Мы долго играли «Трамвай...» (я — Бланш, Катя Гусева — Стеллу, Валера Яременко — Стенли Ковальского), это был невероятно мощный спектакль. Но с каждым годом становилось все сложнее, весь накопленный опыт переживаний вылезал наружу, как бы ты его ни пытался спрятать. В какой-то момент волевым усилием приняли решение его больше не играть.
— В «Подражателе» вашу героиню чуть не похоронили заживо. Знаю, великий актер Алексей Васильевич Петренко, игравший в «Агонии» Распутина, категорически отказался ложиться в гроб. Кроме того, считается, что многие беды Натальи Варлей начались после «Вия», где ее Панночка тоже лежала в гробу.
— Я легла в гроб не впервые, до этого такое случалось в «Петербургских тайнах» и в картине «Ведьма». Думаю, теперь имею полное право сделать заявку в Книгу рекордов Гиннесса! Поскольку это уже третья история, кроме легкой иронии и нервного смеха она ничего не вызывала. Понятно лежать в гробу, когда твой персонаж умер, но чтобы это происходило три раза, притом что герой жив, — такое вряд ли случалось с кем-то из коллег. Так что точно могу отправить заявку и уверена — ее примут! Каждый раз, играя в подобном эпизоде, я получала благословение у батюшки. Когда снималась в роли Ведьмы, меня запугивали тем, что случилось с Варлей. Сначала я никак на это не реагировала, потом все же поехала в церковь за советом. Батюшка сказал: «Гоголь — православный писатель, он писал о вере. Если тебе есть что сказать по этому поводу, снимайся спокойно и ни о чем не думай».
И действительно, ничего страшного, что могло бы случиться из-за лежания в гробу, со мной не произошло. Все, что бывало, никак с этим не связано. Я это точно знаю.

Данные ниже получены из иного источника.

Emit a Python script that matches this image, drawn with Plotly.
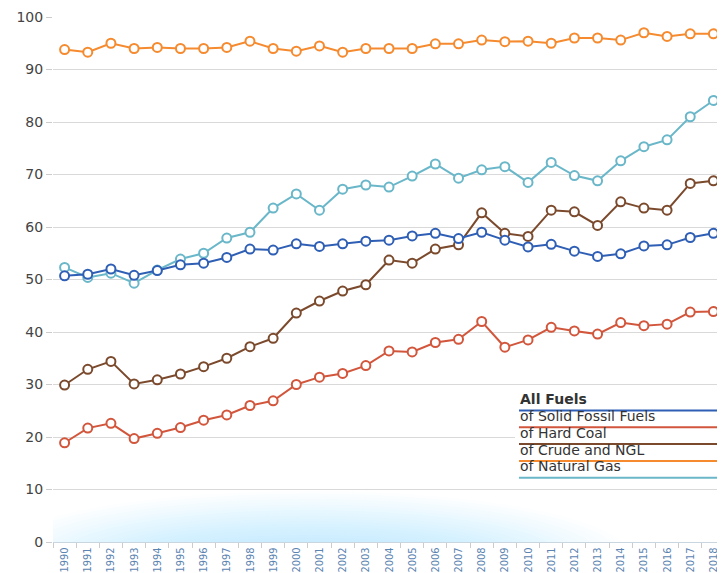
import plotly.graph_objects as go

years = [str(y) for y in range(1990, 2019)]

all_fuels = [50.7, 51.0, 52.0, 50.8, 51.7, 52.8, 53.1, 54.2, 55.8, 55.6, 56.8, 56.3, 56.8, 57.3,
             57.5, 58.3, 58.8, 57.8, 59.0, 57.5, 56.2, 56.7, 55.4, 54.4, 54.9, 56.4, 56.6, 58.0, 58.8]
solid_fossil = [18.9, 21.7, 22.6, 19.7, 20.7, 21.8, 23.2, 24.2, 26.0, 26.9, 30.0, 31.4, 32.1, 33.6,
                36.4, 36.2, 38.0, 38.6, 42.0, 37.1, 38.5, 40.9, 40.2, 39.6, 41.8, 41.2, 41.5, 43.8, 43.9]
hard_coal = [29.9, 32.9, 34.4, 30.1, 30.9, 32.0, 33.4, 35.0, 37.2, 38.8, 43.6, 45.9, 47.8, 49.0,
             53.7, 53.1, 55.8, 56.6, 62.7, 58.8, 58.2, 63.2, 62.9, 60.3, 64.8, 63.6, 63.2, 68.3, 68.8]
crude_ngl = [93.8, 93.3, 95.0, 94.0, 94.2, 94.0, 94.0, 94.2, 95.4, 94.0, 93.5, 94.5, 93.3, 94.0,
             94.0, 94.0, 94.9, 94.9, 95.6, 95.3, 95.4, 95.0, 96.0, 96.0, 95.6, 97.0, 96.3, 96.8, 96.8]
natural_gas = [52.3, 50.4, 51.2, 49.3, 51.8, 53.9, 55.0, 57.9, 59.0, 63.6, 66.3, 63.2, 67.2, 68.0,
               67.6, 69.7, 72.0, 69.3, 70.9, 71.5, 68.5, 72.3, 69.8, 68.8, 72.6, 75.3, 76.6, 81.0, 84.1]

series_names = ["All Fuels", "of Solid Fossil Fuels", "of Hard Coal", "of Crude and NGL", "of Natural Gas"]
series_values = [all_fuels, solid_fossil, hard_coal, crude_ngl, natural_gas]
colors = ["#2f5fb5", "#d2563c", "#7b4a2d", "#f58a2e", "#6ab7c9"]

# The page body adds an 8px offset; target plot area in page pixels: x 53..725, y 17..542
OFF = 8
W, H = 725 - OFF, 573 - OFF
PL, PT, PW, PH = 53, 17, 672, 525
L, T = PL - OFF, PT - OFF
R = W - L - PW
B = H - T - PH

fig = go.Figure()

order = [4, 3, 2, 1, 0]
for i in order:
    fig.add_trace(go.Scatter(
        x=years, y=series_values[i], name=series_names[i], mode="lines+markers",
        line=dict(color=colors[i], width=2),
        marker=dict(symbol="circle", size=9, color="white",
                    line=dict(color=colors[i], width=2)),
        showlegend=False, cliponaxis=False,
    ))


def px_x(p):
    return (p - PL) / PW


def px_y(p):
    return (PT + PH - p) / PH


def dx(p):
    return (p - 65) / 23.18


def dy(p):
    return (542 - p) / 5.25


shapes = []
# soft blue haze along the bottom of the plot area (clipped to plot)
for k in range(20):
    w = 640 - k * 20
    h = 130 - k * 5.5
    cx, cy = 310, 556
    shapes.append(dict(type="circle", xref="x", yref="y",
                       x0=dx(cx - w / 2), x1=dx(cx + w / 2),
                       y0=dy(cy + h / 2), y1=dy(cy - h / 2),
                       fillcolor="rgba(140,200,236,0.022)", line=dict(width=0), layer="below"))

# custom legend
shapes.append(dict(type="rect", xref="paper", yref="paper",
                   x0=px_x(515), x1=px_x(730), y0=px_y(481), y1=px_y(394),
                   fillcolor="white", line=dict(width=0), layer="above"))
annotations = []
line_y = [410.5, 427.3, 444.0, 461.0, 477.8]
for i, name in enumerate(series_names):
    shapes.append(dict(type="line", xref="paper", yref="paper",
                       x0=px_x(519), x1=px_x(730), y0=px_y(line_y[i]), y1=px_y(line_y[i]),
                       line=dict(color=colors[i], width=2), layer="above"))
    annotations.append(dict(xref="paper", yref="paper", x=px_x(518), y=px_y(line_y[i] - 1.5),
                            xanchor="left", yanchor="bottom", showarrow=False,
                            text=("<b>%s</b>" % name) if i == 0 else name,
                            font=dict(family="DejaVu Sans", size=14, color="#333333")))

fig.update_layout(
    width=W, height=H,
    margin=dict(l=L, r=R, t=T, b=B, pad=0, autoexpand=False),
    paper_bgcolor="white", plot_bgcolor="white",
    font=dict(family="DejaVu Sans", color="#444444"),
    shapes=shapes, annotations=annotations,
    xaxis=dict(type="category", range=[-0.5, 28.5], tickson="boundaries", automargin=False,
               ticks="outside", ticklen=5, tickcolor="#cccccc", showgrid=False,
               showline=True, linecolor="#c9d6e0", linewidth=1, tickangle=-90,
               tickfont=dict(family="DejaVu Sans Condensed, DejaVu Sans", size=11, color="#5b84b1"),
               zeroline=False),
    yaxis=dict(range=[0, 100], tickvals=[0, 10, 20, 30, 40, 50, 60, 70, 80, 90, 100], automargin=False,
               showgrid=True, gridcolor="#d9d9d9", gridwidth=1, zeroline=False,
               ticks="outside", ticklen=6, tickcolor="#cccccc",
               tickfont=dict(family="DejaVu Sans", size=14, color="#444444"), showline=False),
)

fig.write_html("out.html")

В «Подражателе» было по-настоящему жутко, когда мы снимали на реальном Волковском кладбище. Пугало ощущение не гроба, а то, что ты на кладбище в гробу. Но сцена длилась очень недолго. Крышку до конца не закрывали, я попросила оставить щелочку, поскольку у меня дичайшая клаустрофобия. Не могу лежать на МРТ, прошу положить на глаза салфетки, чтобы я, не дай бог, их не открыла, всегда про себя что-то пою, считаю, читаю молитвы, чтобы выдержать процедуру. Это началось после съемок в программе «Форт Боярд», где пришлось лезть по узкой трубе, потом она мне долго снилась.
Крупные планы моей героини мы снимали, лежа с оператором под тканью, — такое кино! Мне хотелось там что-то сыграть. Но требовалось, чтобы ни один мускул на лице не дернулся, потому что миорелаксанты, которые вкололи по сюжету героине, выключали все ее мышечные движения. Нельзя было даже пошевелить ноздрями. При этом я должна была сыграть сцену, хотя ни на что не имела права — такая была задача.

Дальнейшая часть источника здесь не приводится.